No clear cut answer
Mountains will be mined for lithium, and the ocean floor will be dredged for cobalt. Should we just go back to horses and wind? How hard could it be? Everyone did it a little over a hundred years ago. Are we happier now? It’s a privileged idea, I know, but most of my ideas are. Should I pretend like I couldn’t survive without a car, TV, laptop, phone, and freezer?
We found a dead elk yesterday, strangled by a bit of wire that it probably picked up trying to get through a fence. Maybe it was trying to get out of someone’s horse corral, or the pasture that I just bought a quarter cow from, in my effort to feel better by eating local. Maggots poured out of the elk’s nose, and its eyes were gone. If I’d found it a few days sooner, maybe it wouldn’t have been fully wasted. Someone had sawed of the antlers. What would that person say about how they got those antlers? Maybe they snared the elk for the trophy, but to me it looked like the elk had struggled with that wire around his neck for a few days, until it had become impossible to take a big enough breath. Maybe he lost his last reserve of oxygen dodging a car on the road, to collapse just above the roadcut, for my wife to notice driving home from work.
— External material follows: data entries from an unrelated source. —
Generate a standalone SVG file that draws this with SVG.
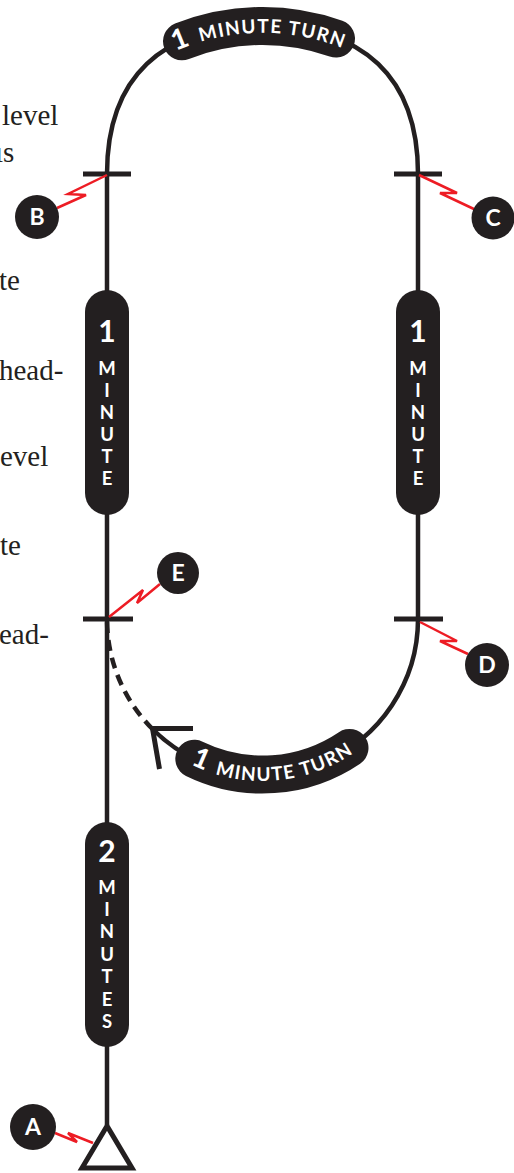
<svg xmlns="http://www.w3.org/2000/svg" width="514" height="1173" viewBox="0 0 514 1173">
<style>
.ln{fill:none;stroke:#231f20;stroke-width:4.5}
.tick{fill:none;stroke:#231f20;stroke-width:5}
.pill{fill:#231f20}
.arcpill{fill:none;stroke:#231f20;stroke-width:38;stroke-linecap:round}
.pt{font-family:Lato,"Open Sans",sans-serif;font-weight:700;fill:#fff;text-anchor:middle}
.big{font-size:30px}
.sm{font-size:18.5px}
.bolt{fill:none;stroke:#ed1c24;stroke-width:2.5;stroke-linejoin:miter}
.mk{fill:#231f20}
.mt{font-family:Lato,"Open Sans",sans-serif;font-weight:700;font-size:23px;fill:#fff;text-anchor:middle}
.body{font-family:"Liberation Serif",serif;font-size:29px;fill:#231f20}
</style>
<defs>
<path id="tp1" d="M137.5,73.3 A213.2,213.2 0 0 1 382,69.4"/>
<path id="tp2" d="M128.2,709.6 A162,162 0 0 0 408.1,690"/>
</defs>
<g id="body-text">
<text class="body" x="2" y="125">level</text>
<text class="body" x="-5" y="162">ıs</text>
<text class="body" x="-1" y="290">te</text>
<text class="body" x="-1" y="380">head-</text>
<text class="body" x="0" y="466">evel</text>
<text class="body" x="0" y="555">te</text>
<text class="body" x="-1" y="644">ead-</text>
</g>
<g id="connectors">
<path class="ln" d="M107,1125 V174 C107,77.8 161.4,26 262.5,26 C363.6,26 418,77.8 418,174 V619 A155.5,155.5 0 0 1 152.5,729"/>
<path class="ln" d="M152.5,729 A155.5,155.5 0 0 1 107,619" stroke-dasharray="11 7"/>
<polyline class="tick" points="193,728.5 152.5,728.5 159.5,769"/>
<path class="tick" d="M83,174 H131 M394,174 H442 M83,619 H133 M394,619 H443"/>
<polyline class="bolt" points="107,175 68,194 86,195 57,208"/>
<polyline class="bolt" points="419,175 457,193 440,193 476,210"/>
<polyline class="bolt" points="109,617 143,590 137,603 160,584"/>
<polyline class="bolt" points="420,622 457,641 440,641 468,654"/>
<polyline class="bolt" points="55,1133 77,1142 68,1133 93,1143"/>
</g>
<g id="start-triangle">
<polygon points="107,1126 82,1168 132,1168" fill="#fff" stroke="#231f20" stroke-width="5"/>
</g>
<g id="turn-top">
<path class="arcpill" d="M182,41.3 A220,220 0 0 1 336,38.6"/>
<text class="pt" font-size="19" letter-spacing="1.3"><textPath href="#tp1" startOffset="50%"><tspan font-size="28">1</tspan><tspan dx="9">MINUTE TURN</tspan></textPath></text>
</g>
<g id="turn-bottom">
<path class="arcpill" d="M194.3,758.8 A155.5,155.5 0 0 0 349.5,747.9"/>
<text class="pt" font-size="19" letter-spacing="1.3"><textPath href="#tp2" startOffset="50%"><tspan font-size="28">1</tspan><tspan dx="9">MINUTE TURN</tspan></textPath></text>
</g>
<g id="leg-left">
<rect class="pill" x="85" y="290" width="44" height="225" rx="22"/>
<text class="pt big" x="107" y="342">1</text>
<text class="pt sm" x="107" y="375">M</text>
<text class="pt sm" x="107" y="397">I</text>
<text class="pt sm" x="107" y="419">N</text>
<text class="pt sm" x="107" y="441">U</text>
<text class="pt sm" x="107" y="463">T</text>
<text class="pt sm" x="107" y="485">E</text>
</g>
<g id="leg-right">
<rect class="pill" x="396" y="290" width="44" height="225" rx="22"/>
<text class="pt big" x="418" y="342">1</text>
<text class="pt sm" x="418" y="375">M</text>
<text class="pt sm" x="418" y="397">I</text>
<text class="pt sm" x="418" y="419">N</text>
<text class="pt sm" x="418" y="441">U</text>
<text class="pt sm" x="418" y="463">T</text>
<text class="pt sm" x="418" y="485">E</text>
</g>
<g id="leg-start">
<rect class="pill" x="85" y="822" width="44" height="225" rx="22"/>
<text class="pt big" x="107" y="862">2</text>
<text class="pt sm" x="107" y="894">M</text>
<text class="pt sm" x="107" y="916">I</text>
<text class="pt sm" x="107" y="938">N</text>
<text class="pt sm" x="107" y="961">U</text>
<text class="pt sm" x="107" y="983">T</text>
<text class="pt sm" x="107" y="1006">E</text>
<text class="pt sm" x="107" y="1028">S</text>
</g>
<g id="marker-A"><circle class="mk" cx="33" cy="1127" r="23"/><text class="mt" x="33" y="1135">A</text></g>
<g id="marker-B"><circle class="mk" cx="37" cy="217" r="22"/><text class="mt" x="37" y="225">B</text></g>
<g id="marker-C"><circle class="mk" cx="493" cy="218" r="21.5"/><text class="mt" x="493" y="226">C</text></g>
<g id="marker-D"><circle class="mk" cx="487" cy="665" r="22"/><text class="mt" x="487" y="673">D</text></g>
<g id="marker-E"><circle class="mk" cx="178" cy="573" r="21"/><text class="mt" x="178" y="581">E</text></g>
</svg>
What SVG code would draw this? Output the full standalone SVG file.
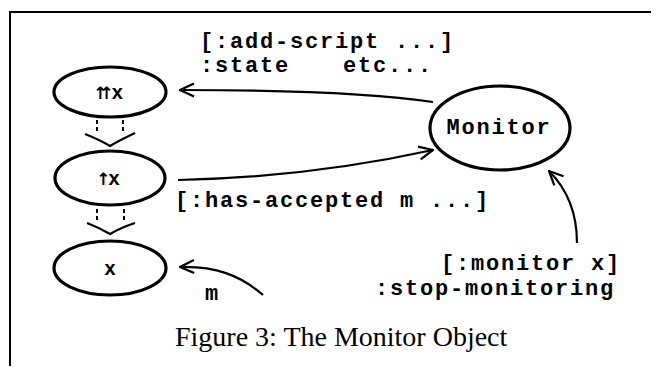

I emailed the solar panel company, trying to get them to send someone back out here to look at their new proposed panel mounting location. They said it was too rocky, but the last person they sent out didn’t look at that exact spot as far as I know. Months after assessing our property, they drew a red circle around a clump of trees where they thought the panels would work better than the first spot they looked at. My father-in-law cut the trees down for us, now the company say it’s too rocky. I hope we didn’t clear cut a half-acre just for firewood.